Python scripts to analyze an authentication dataset.
The authentication dataset from LANL (http://csr.lanl.gov/data/auth/) provides a valuable benchmark dataset for researchers in cybersecurity and/or graphs/networks.
We recommend using the Anaconda Python 3 distribution.
We begin by generating two files from the original dataset:
time_secs_binary_f32.dat
- a binary file containing just the time (secs) data (32-bit values)auth_graph_adjlist.dat
- an ASCII file containing the global graph (as an adjacency list)

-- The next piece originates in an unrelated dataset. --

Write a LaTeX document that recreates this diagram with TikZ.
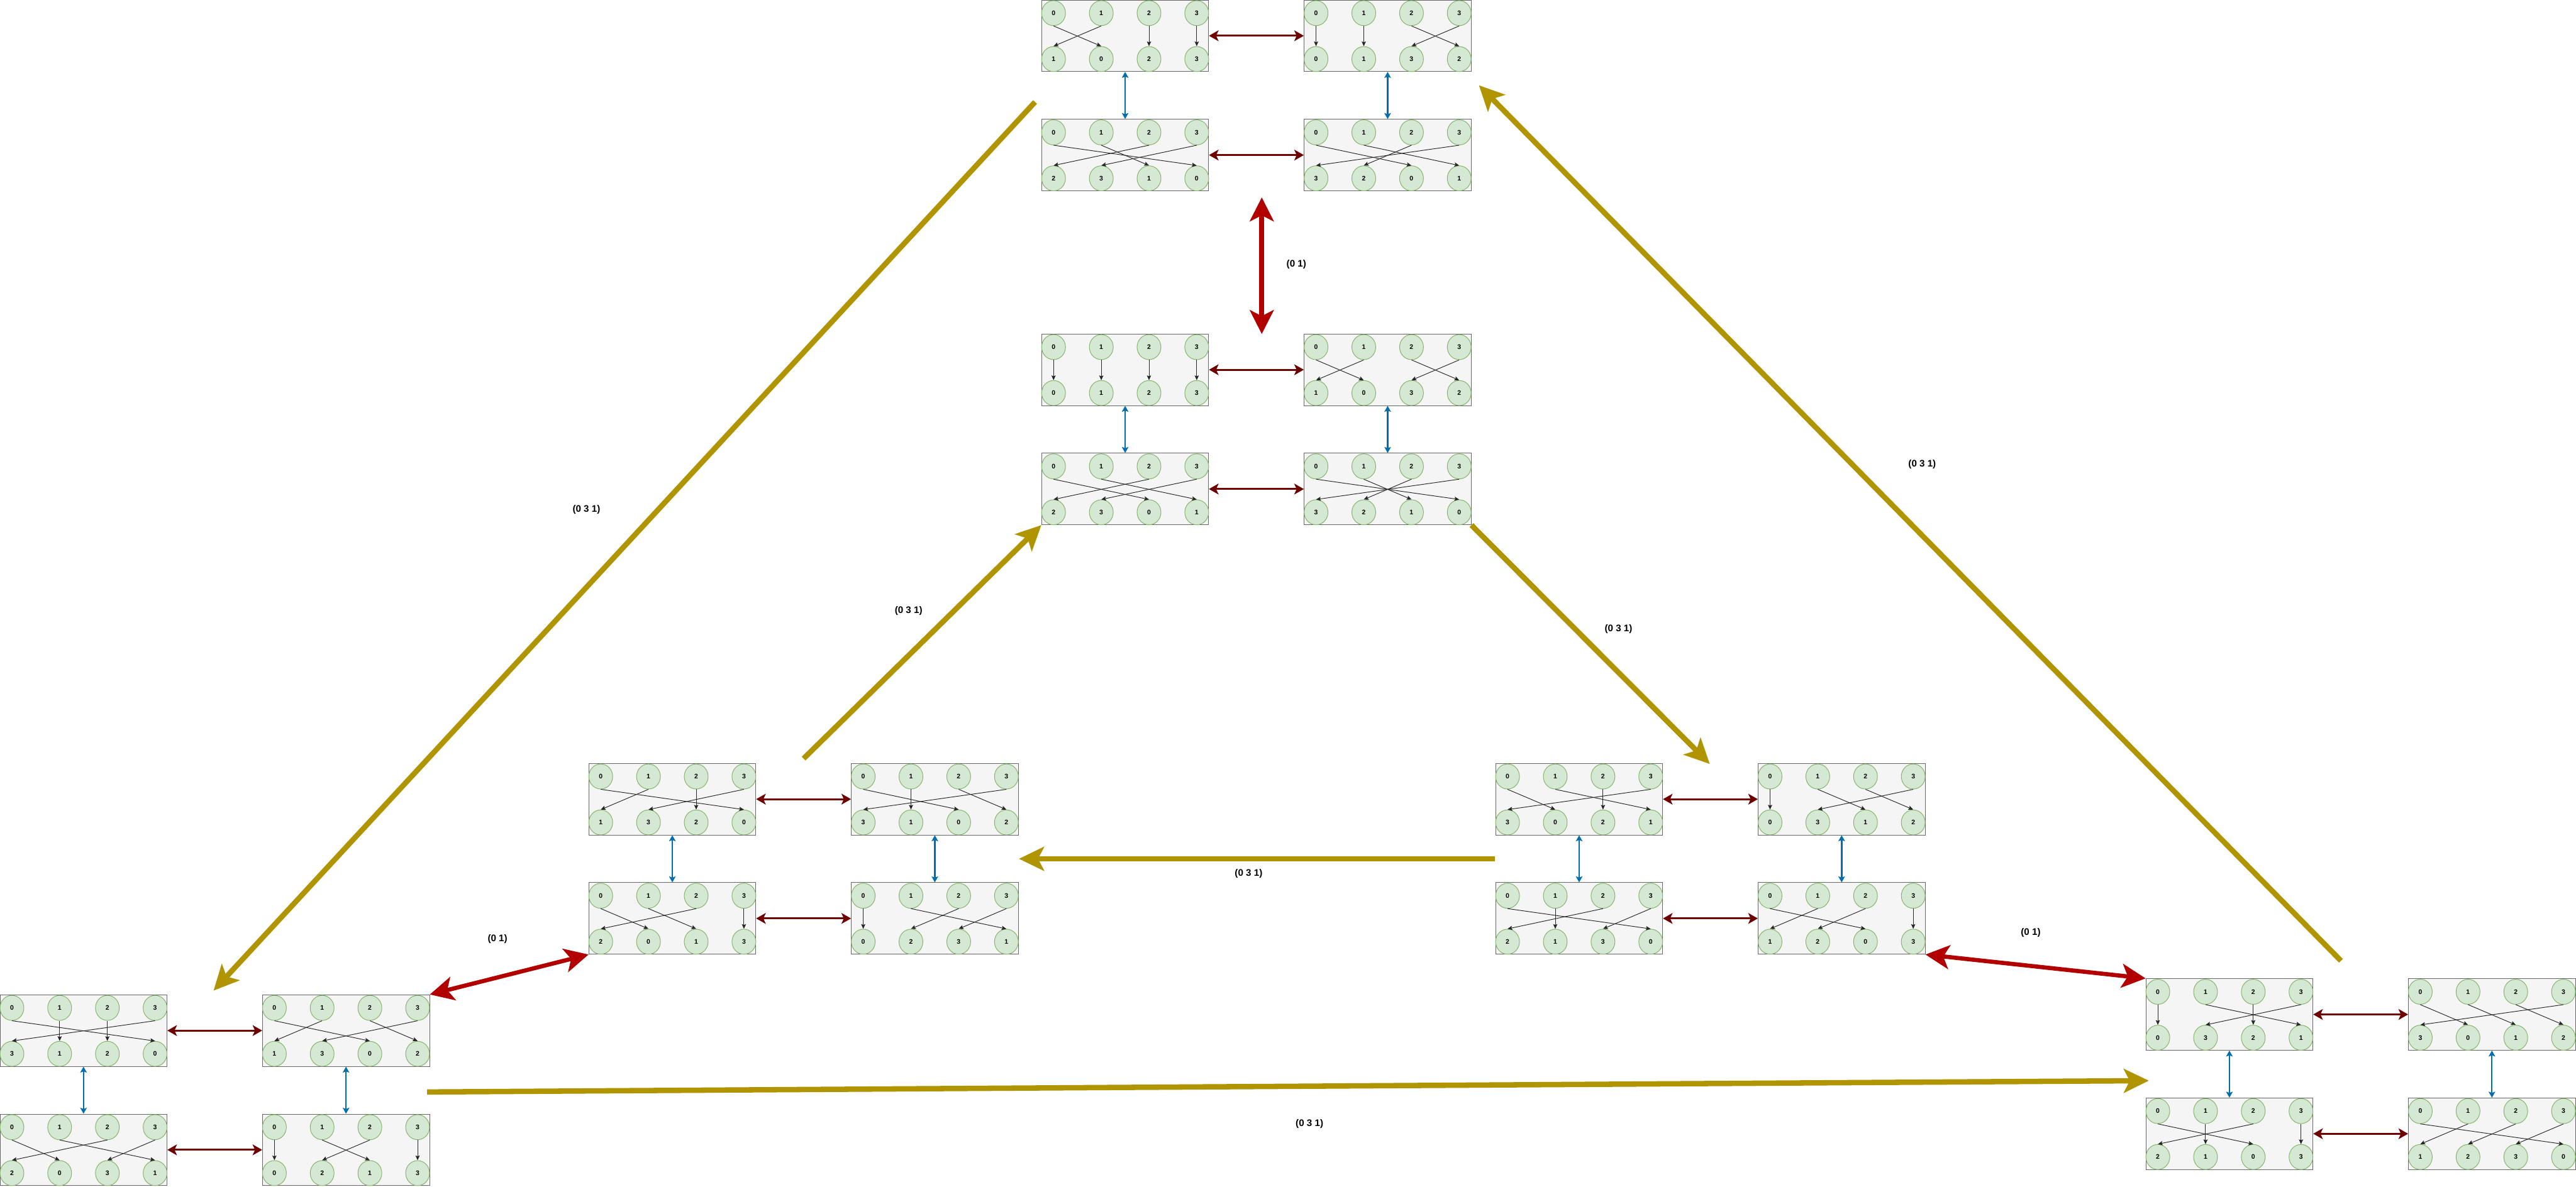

You have two choices for obtaining these two files. The script create_time_graph_files.py
will
generate both of them. However, it took about 8 hours on a laptop. The other choice is to simply
download the graph file from http://trustedci.org/data and generate
the other file using create_time_file.py
(which takes just a few minutes).
$ ipython --matplotlib
Python 3.4.2 |Anaconda 2.1.0
...
Using matplotlib backend: MacOSX
In [1]: %run create_time_file
...
In [2]: %run histo_time
Interactive matplotlib window with pan, zoom, rubberband buttons
In [3]: %run readG_draw
After some time, the full graph will be plotted (below, for what it's worth). You can then interactively pan and zoom in on regions of interest.
Global, static authN graph
In [4]: %run readG_hub_subgraph
A hub as a subgraph